Polarization synergizes defective interface heterojunctions boosting piezocatalytic hydrogen production and simultaneous pollutant degradation

Abstract

Piezocatalysis has been demonstrated as a safe, eco-friendly and energy-efficient approach to trigger redox reactions. However, the mechanical energy conversion efficiency is limited and the piezoelectric interface mechanism remains ambiguous. Herein, a highly efficient dual functional BiOIO₃-VO/NH₂-MIL-125 (BIOVO/NM) S-scheme heterojunction was developed via synchronous polarization regulation and interface engineering.
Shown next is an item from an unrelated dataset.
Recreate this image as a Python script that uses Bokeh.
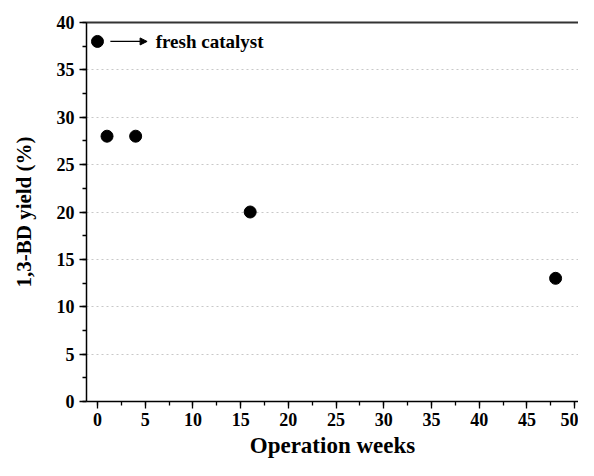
from bokeh.plotting import figure
from bokeh.models import LinearAxis, Arrow, NormalHead, Label, SingleIntervalTicker, Range1d
from bokeh.embed import file_html
from bokeh.resources import INLINE

weeks = [0, 1, 4, 16, 48]
yield_pct = [38, 28, 28, 20, 13]
annot_text = "fresh catalyst"
annot_y = 38
arrow_x0, arrow_x1, text_x = 1.35, 5.2, 6.1

FONT = "Liberation Serif"

p = figure(width=578, height=460, output_backend="svg", toolbar_location=None,
           x_range=Range1d(-1.15, 50.4), y_range=Range1d(0, 40),
           min_border_left=86, min_border_top=22, min_border_right=0, min_border_bottom=58,
           x_axis_label="Operation weeks", y_axis_label="1,3-BD yield (%)")
p.outline_line_color = None
p.background_fill_color = "white"

p.scatter(weeks, yield_pct, size=12, color="black")

arrow = Arrow(end=NormalHead(size=7, fill_color="black", line_color="black"),
              x_start=arrow_x0, y_start=annot_y, x_end=arrow_x1, y_end=annot_y,
              line_width=1.3, line_color="black")
p.add_layout(arrow)
p.add_layout(Label(x=text_x, y=annot_y, text=annot_text, text_font=FONT,
                   text_font_style="bold", text_font_size="19px",
                   text_baseline="middle", text_color="black"))

for ax in (p.xaxis[0], p.yaxis[0]):
    ax.axis_line_width = 1.5
    ax.axis_line_color = "black"
    ax.major_tick_line_color = "black"
    ax.minor_tick_line_color = "black"
    ax.major_tick_line_width = 1.3
    ax.minor_tick_line_width = 1.3
    ax.major_tick_in = 0
    ax.major_tick_out = 7
    ax.minor_tick_in = 0
    ax.minor_tick_out = 4
    ax.major_label_text_font = FONT
    ax.major_label_text_font_style = "bold"
    ax.major_label_text_font_size = "18px"
    ax.major_label_text_color = "black"
    ax.axis_label_text_font = FONT
    ax.axis_label_text_font_style = "bold"
    ax.axis_label_text_color = "black"

p.xaxis[0].axis_label_text_font_size = "23px"
p.yaxis[0].axis_label_text_font_size = "21px"
p.xaxis[0].ticker = SingleIntervalTicker(interval=5, num_minor_ticks=2)
p.yaxis[0].ticker = SingleIntervalTicker(interval=5, num_minor_ticks=2)
p.xaxis[0].major_label_standoff = 4
p.xaxis[0].axis_label_standoff = 4
p.yaxis[0].major_label_standoff = 5
p.yaxis[0].axis_label_standoff = 18

top = LinearAxis(major_tick_line_color=None, minor_tick_line_color=None,
                 major_label_text_font_size="0px", axis_line_color="#333333",
                 axis_line_width=1.8)
p.add_layout(top, "above")

p.xgrid.grid_line_color = None
p.ygrid.grid_line_color = "#c8c8c8"
p.ygrid.grid_line_dash = "2 3"
p.ygrid.grid_line_width = 1

open("out.html", "w").write(file_html(p, INLINE))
The introduction of oxygen vacancies (VOs) induced a stronger polarization of BiOIO₃ along the b-axis, which propels the electrons to migrate onto the (010) surface of BIOVO. Then, the electrons recombine with the holes from the closely coupled (111) face of NM driven by the interfacial electric field provided by the S-scheme heterojunction, achieving spatial charge separation. In addition, BIOVO/NM possesses high proton adsorption and activation capabilities and lower reaction energy barriers, further promoting the H₂ evolution reaction. In a methylene blue (MB) solution without sacrificial agents, the optimal BIOVO/NM catalyst achieves an exceptional H₂ evolution rate (330.15 μmol g⁻¹ h⁻¹) and a simultaneous MB degradation rate (98.67%). It also exhibits a sustainable dual functional activity for as long as 8 h. This work presents an innovative approach to design efficient and sustainable catalysts for mechanical force driven renewable energy preparation and environmental purification.